Городской врач, пришедший навестить больных невольников, рассказал мимоходом, что судьи приговорили к смерти дочь Фомы, а народ при содействии сената хочет, по старинному обычаю, принести ее в жертву разгневанному Нилу. Все старания епископа образумить мемфитов остаются напрасными. Судьба Ориона будет решена только на следующий день, но якобиты сильно негодуют на него за то, что он выбрал себе в невесты мелхитку.

При этих словах Катерине пришлось схватиться за спинку кресла, на котором сидела ее мать; у нее подгибались колени. Она буквально извела расспросами врача, вся раскрасневшись и едва сдерживая свою мучительную тревогу. Кончилось тем, что тот потерял терпение и поспешил уйти, проклиная в душе праздное любопытство женщин.

"Итак, ненавистная соперница во всеуслышание объявлена невестой Ориона, но все равно Паула не избежит ужасной участи и не достанется своему жениху!" - эта мысль обдала Катерину горячей, живительной волной, ей хотелось рассмеяться громким злорадным смехом и перецеловать всех присутствовавших. Мщение, задуманное дочерью Сусанны, превзошло самые смелые ожидания девушки, и она испытывала теперь ни с чем не сравнимое блаженство; то был адский цветок, но с блестящими лепестками и одуряющим запахом. Между тем его яркие краски ослепляли, а крепкий аромат вскоре сделался отвратительным. Катерина ужаснулась самой себе, но все-таки ей хотелось радостно вскрикнуть всякий раз, когда в ее голове мелькала мысль о близкой гибели дамаскинки.
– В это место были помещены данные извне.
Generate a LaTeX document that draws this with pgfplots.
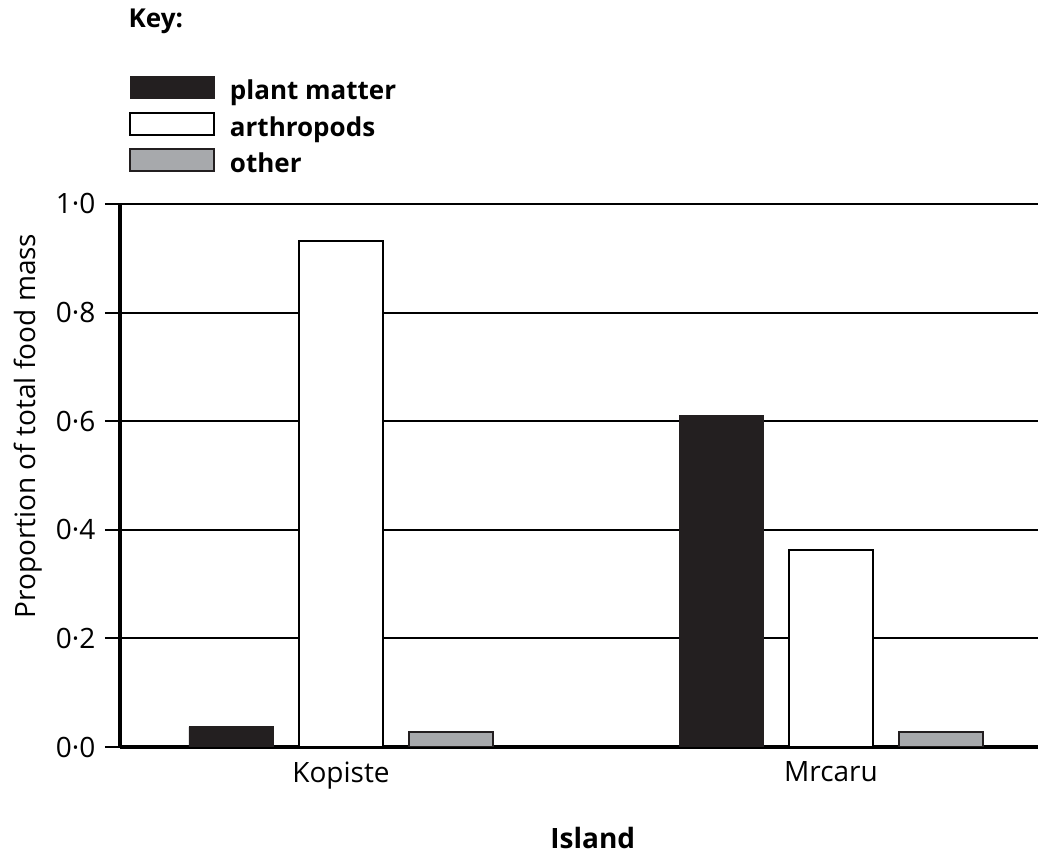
\documentclass[border=0pt]{standalone}
\usepackage{fontspec}
\setmainfont{Open Sans}
\usepackage{pgfplots}
\pgfplotsset{compat=1.18}
\definecolor{plantc}{HTML}{231F20}
\definecolor{otherc}{HTML}{A7A9AC}
\begin{document}
\fontsize{14pt}{17pt}\selectfont
\begin{tikzpicture}
\path[use as bounding box] (0,0) rectangle (520pt,427pt);
\begin{axis}[
  at={(60pt,53.5pt)}, anchor=south west,
  scale only axis, width=459pt, height=271.5pt,
  xmin=-0.451, xmax=1.4224, ymin=0, ymax=1,
  clip mode=individual,
  axis x line*=bottom, axis y line*=left,
  x axis line style={line width=1.75pt},
  y axis line style={line width=2pt},
  xtick={0,1}, xticklabels={Kopiste,Mrcaru},
  xtick style={draw=none},
  xticklabel style={yshift=5pt},
  ytick={0,0.2,0.4,0.6,0.8,1},
  yticklabels={0·0,0·2,0·4,0·6,0·8,1·0},
  tick align=outside, major tick length=7.5pt,
  ytick style={line width=1pt, black},
  ymajorgrids, grid style={line width=1pt, black},
  legend style={at={(0.0098,1.236)}, anchor=north west, draw=none, fill=none,
    inner sep=0pt, outer sep=0pt, row sep=3pt, column sep=7.5pt,
    font=\fontsize{13pt}{15pt}\selectfont\bfseries, nodes={inner sep=0pt, text height=10pt, text depth=3pt}},
  legend cell align=left,
]
\addplot[ybar, bar width=0.1714, bar shift=-0.2245, fill=plantc, draw=plantc,
  legend image code/.code={\draw[fill=plantc,draw=plantc] (0pt,-2.75pt) rectangle (42pt,8.25pt);}]
  coordinates {(0,0.037) (1,0.611)};
\addlegendentry{plant matter}
\addplot[ybar, bar width=0.1714, bar shift=0, fill=white, draw=black, line width=1pt,
  legend image code/.code={\draw[fill=white,draw=black,line width=1pt] (0pt,-2.75pt) rectangle (42pt,8.25pt);}]
  coordinates {(0,0.932) (1,0.363)};
\addlegendentry{arthropods}
\addplot[ybar, bar width=0.1714, bar shift=0.2245, fill=otherc, draw=plantc, line width=1pt,
  legend image code/.code={\draw[fill=otherc,draw=plantc,line width=1pt] (0pt,-2.75pt) rectangle (42pt,8.25pt);}]
  coordinates {(0,0.028) (1,0.028)};
\addlegendentry{other}
\node[anchor=west, font=\fontsize{13pt}{15pt}\selectfont\bfseries, inner sep=0pt] at (axis description cs:0.009,1.336) {Key:};
\node[rotate=90, inner sep=0pt] at (axis description cs:-0.1,0.591) {Proportion of total food mass};
\node[font=\bfseries, inner sep=0pt] at (axis description cs:0.515,-0.1676) {Island};
\end{axis}
\end{tikzpicture}
\end{document}
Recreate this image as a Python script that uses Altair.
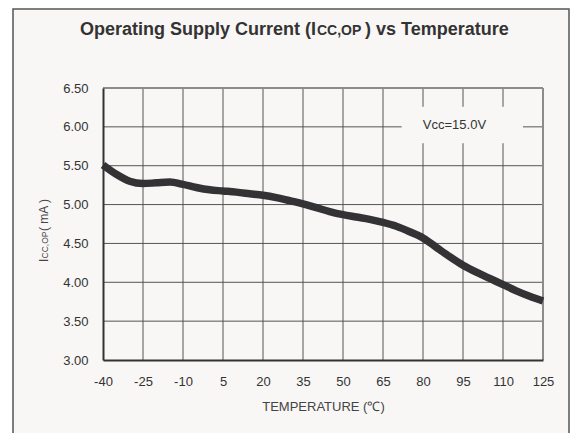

Сусанна не шутя встревожилась за дочь: ее глаза горели таким странным огнем, а по телу пробегали судорожные движения.

Между тем Элиодора приняла известие о помолвке Ориона и Паулы с непонятным спокойствием; с той минуты пылкая Катерина почувствовала к ней презрение. Из-за этой ничтожной женщины она покушалась на убийство и подвергла опасности жизнь родной матери! Здесь было от чего прийти в отчаяние! Целуя дочь перед отходом ко сну, Сусанна пожаловалась на легкую боль в горле, и губы ее как будто немного припухли. Испуганная Катерина не пустила ее от себя, стала расспрашивать дрожащим голосом, поднесла свечу к ее лицу и, затаив дыхание, отыскивала на нем страшные пятна, но их нигде не оказалось. Сусанна пошутила над страхами дочери и успокаивала ее, говоря, что мнительные люди скорее заболевают эпидемическими болезнями.

Ночью девушка не могла заснуть, она не радовалась больше гибели Паулы; только одни мучительные мысли и жуткие видения осаждали ее наяву и в полусне. На рассвете тревога Катерины до того усилилась, что она вскочила и бросилась в комнату матери, - та крепко спала. Успокоившись немного, дочь вернулась к себе. Едва наступил день, ее опасение оправдалось: Сусанна не могла встать с постели, у нее была лихорадка, а на губах, касавшихся зараженных локонов дочери, действительно показались зловещие пятна. Пришедший врач подтвердил догадки окружающих. Роскошную виллу заперли. Доктор и сама больная, в полной памяти, настоятельно требовали, чтобы Катерина перешла в домик садовника, но она объявила, что скорее умрет, чем покинет мать.

Вне себя от горя, девушка бросилась к больной, порываясь поцеловать багровые пятна возле рта, чтобы заразиться самой. Врач насильно оттащил ее прочь, а мать побранила Катерину, глядя на свое дорогое дитя влажными от слез глазами. Таким образом, дочь осталась при матери; две монахини помогали Катерине в уходе за ней. Беспримерное самоотвержение девушки поражало даже их, привыкших к самым потрясающим сценам.